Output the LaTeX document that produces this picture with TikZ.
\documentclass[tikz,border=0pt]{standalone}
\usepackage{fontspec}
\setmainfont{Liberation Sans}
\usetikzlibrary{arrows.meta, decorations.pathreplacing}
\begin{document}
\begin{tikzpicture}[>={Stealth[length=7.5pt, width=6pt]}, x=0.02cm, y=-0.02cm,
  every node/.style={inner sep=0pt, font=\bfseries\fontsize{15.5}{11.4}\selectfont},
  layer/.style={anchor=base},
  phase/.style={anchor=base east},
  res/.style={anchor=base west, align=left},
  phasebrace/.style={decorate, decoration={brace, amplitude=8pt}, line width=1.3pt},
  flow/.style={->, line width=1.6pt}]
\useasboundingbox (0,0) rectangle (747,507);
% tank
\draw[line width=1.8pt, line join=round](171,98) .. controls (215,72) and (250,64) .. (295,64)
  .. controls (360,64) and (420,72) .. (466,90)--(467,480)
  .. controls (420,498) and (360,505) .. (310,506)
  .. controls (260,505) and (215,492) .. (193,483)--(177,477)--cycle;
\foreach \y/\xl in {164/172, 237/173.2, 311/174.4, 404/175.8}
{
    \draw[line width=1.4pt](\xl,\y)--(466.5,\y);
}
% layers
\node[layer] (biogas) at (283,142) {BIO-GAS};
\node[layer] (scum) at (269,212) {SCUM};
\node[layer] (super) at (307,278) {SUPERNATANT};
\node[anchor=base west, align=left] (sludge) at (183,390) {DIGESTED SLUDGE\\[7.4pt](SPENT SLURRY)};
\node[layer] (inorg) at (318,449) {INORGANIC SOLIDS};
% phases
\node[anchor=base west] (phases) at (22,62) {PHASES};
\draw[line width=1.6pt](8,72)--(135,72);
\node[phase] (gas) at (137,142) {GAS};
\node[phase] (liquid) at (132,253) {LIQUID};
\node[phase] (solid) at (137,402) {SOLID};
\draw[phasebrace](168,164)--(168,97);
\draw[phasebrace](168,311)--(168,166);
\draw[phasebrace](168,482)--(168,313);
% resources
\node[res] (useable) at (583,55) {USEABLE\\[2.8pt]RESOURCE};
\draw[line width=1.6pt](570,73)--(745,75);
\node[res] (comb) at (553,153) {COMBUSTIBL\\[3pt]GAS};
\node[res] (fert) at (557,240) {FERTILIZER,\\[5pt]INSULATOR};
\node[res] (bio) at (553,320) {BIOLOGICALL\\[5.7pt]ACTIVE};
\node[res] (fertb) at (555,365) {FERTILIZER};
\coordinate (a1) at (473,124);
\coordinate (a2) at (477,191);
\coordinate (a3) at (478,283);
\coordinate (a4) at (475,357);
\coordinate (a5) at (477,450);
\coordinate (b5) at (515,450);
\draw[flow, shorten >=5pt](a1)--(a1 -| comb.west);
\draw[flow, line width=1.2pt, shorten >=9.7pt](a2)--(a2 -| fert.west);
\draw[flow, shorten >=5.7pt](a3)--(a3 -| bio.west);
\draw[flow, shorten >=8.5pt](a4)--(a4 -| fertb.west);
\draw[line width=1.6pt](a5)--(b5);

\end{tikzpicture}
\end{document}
◇ ◇ ◇ ◇ ◇
Recopy all the lines exactly as they appear.

Output the LaTeX document that produces this picture with TikZ.
\documentclass[tikz,border=0pt]{standalone}
\usepackage{fontspec}
\setmainfont{Liberation Sans}
\usetikzlibrary{arrows.meta, decorations.pathreplacing}
\begin{document}
\begin{tikzpicture}[>={Stealth[length=7.5pt, width=6pt]}, x=0.02cm, y=-0.02cm,
  every node/.style={inner sep=0pt, font=\bfseries\fontsize{15.5}{11.4}\selectfont},
  layer/.style={anchor=base},
  phase/.style={anchor=base east},
  res/.style={anchor=base west, align=left},
  phasebrace/.style={decorate, decoration={brace, amplitude=8pt}, line width=1.3pt},
  flow/.style={->, line width=1.6pt}]
\useasboundingbox (0,0) rectangle (747,507);
% tank
\draw[line width=1.8pt, line join=round](171,98) .. controls (215,72) and (250,64) .. (295,64)
  .. controls (360,64) and (420,72) .. (466,90)--(467,480)
  .. controls (420,498) and (360,505) .. (310,506)
  .. controls (260,505) and (215,492) .. (193,483)--(177,477)--cycle;
\foreach \y/\xl in {164/172, 237/173.2, 311/174.4, 404/175.8}
{
    \draw[line width=1.4pt](\xl,\y)--(466.5,\y);
}
% layers
\node[layer] (biogas) at (283,142) {BIO-GAS};
\node[layer] (scum) at (269,212) {SCUM};
\node[layer] (super) at (307,278) {SUPERNATANT};
\node[anchor=base west, align=left] (sludge) at (183,390) {DIGESTED SLUDGE\\[7.4pt](SPENT SLURRY)};
\node[layer] (inorg) at (318,449) {INORGANIC SOLIDS};
% phases
\node[anchor=base west] (phases) at (22,62) {PHASES};
\draw[line width=1.6pt](8,72)--(135,72);
\node[phase] (gas) at (137,142) {GAS};
\node[phase] (liquid) at (132,253) {LIQUID};
\node[phase] (solid) at (137,402) {SOLID};
\draw[phasebrace](168,164)--(168,97);
\draw[phasebrace](168,311)--(168,166);
\draw[phasebrace](168,482)--(168,313);
% resources
\node[res] (useable) at (583,55) {USEABLE\\[2.8pt]RESOURCE};
\draw[line width=1.6pt](570,73)--(745,75);
\node[res] (comb) at (553,153) {COMBUSTIBL\\[3pt]GAS};
\node[res] (fert) at (557,240) {FERTILIZER,\\[5pt]INSULATOR};
\node[res] (bio) at (553,320) {BIOLOGICALL\\[5.7pt]ACTIVE};
\node[res] (fertb) at (555,365) {FERTILIZER};
\coordinate (a1) at (473,124);
\coordinate (a2) at (477,191);
\coordinate (a3) at (478,283);
\coordinate (a4) at (475,357);
\coordinate (a5) at (477,450);
\coordinate (b5) at (515,450);
\draw[flow, shorten >=5pt](a1)--(a1 -| comb.west);
\draw[flow, line width=1.2pt, shorten >=9.7pt](a2)--(a2 -| fert.west);
\draw[flow, shorten >=5.7pt](a3)--(a3 -| bio.west);
\draw[flow, shorten >=8.5pt](a4)--(a4 -| fertb.west);
\draw[line width=1.6pt](a5)--(b5);

\end{tikzpicture}
\end{document}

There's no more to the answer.